Music can give an athlete more confidence and calm them down. Some parts of the brain that music impacts are essential to athletic performance. For example, music impacts the Motor Cortex and where stress hormones are stored. This part of the brain also controls coordination which is an important factor in sports performance.

Music is also known to increase serotonin levels which can change an athlete’s attitude in a matter of minutes. Additionally, music can manage one’s pain levels because it sends signals to the brain which can override or weaken pain signals. Pain relief may occur due to the release of endorphins or changes in catecholamine levels, or it can even function though simply distracting people away from their pain.

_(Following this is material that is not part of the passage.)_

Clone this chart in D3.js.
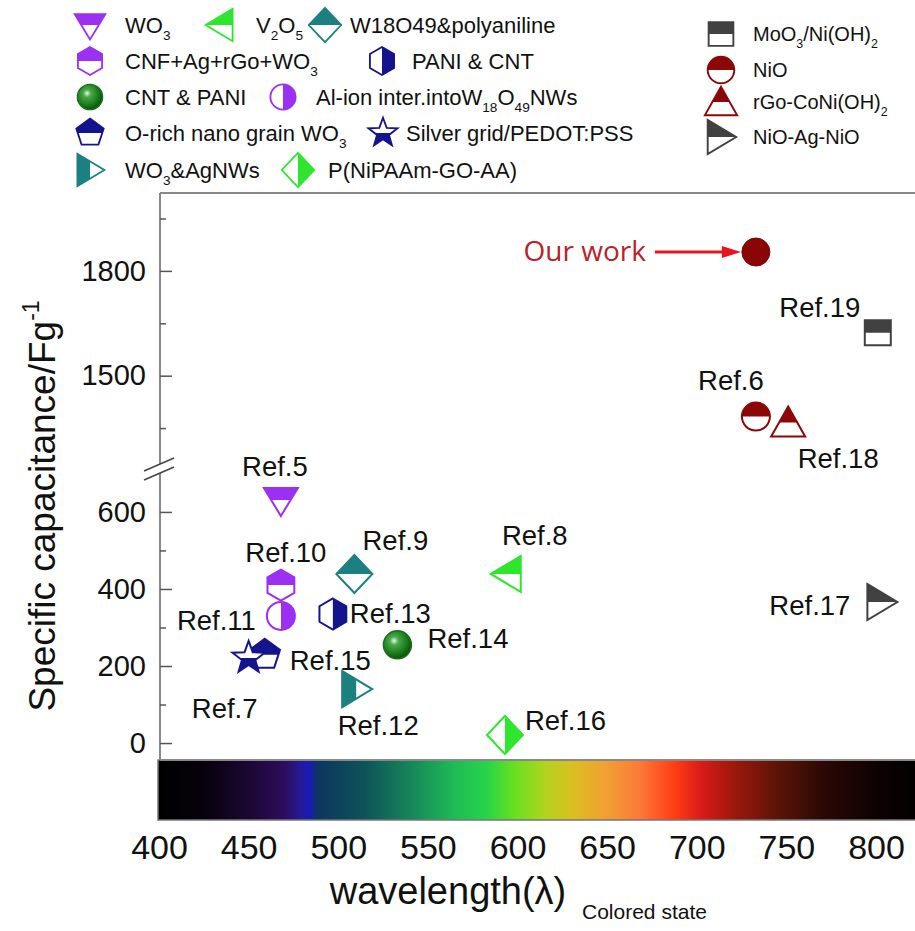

Music is highly effective and beneficial while playing sports or even when simply working out, as it can distract people from pain and fatigue, elevate mood, increase endurance, reduce perceived effort, and even promote metabolic efficiency. When listening to music, people are able to handle more intense physical activity without even realizing it.

Pine Crest coaches often play music during sports practice, as well as during competitions, because of its ability to motivate athletes.

“Music can be inspiring, and greatly affects every workout in a unique way”, stated tennis instructor Coach Corey.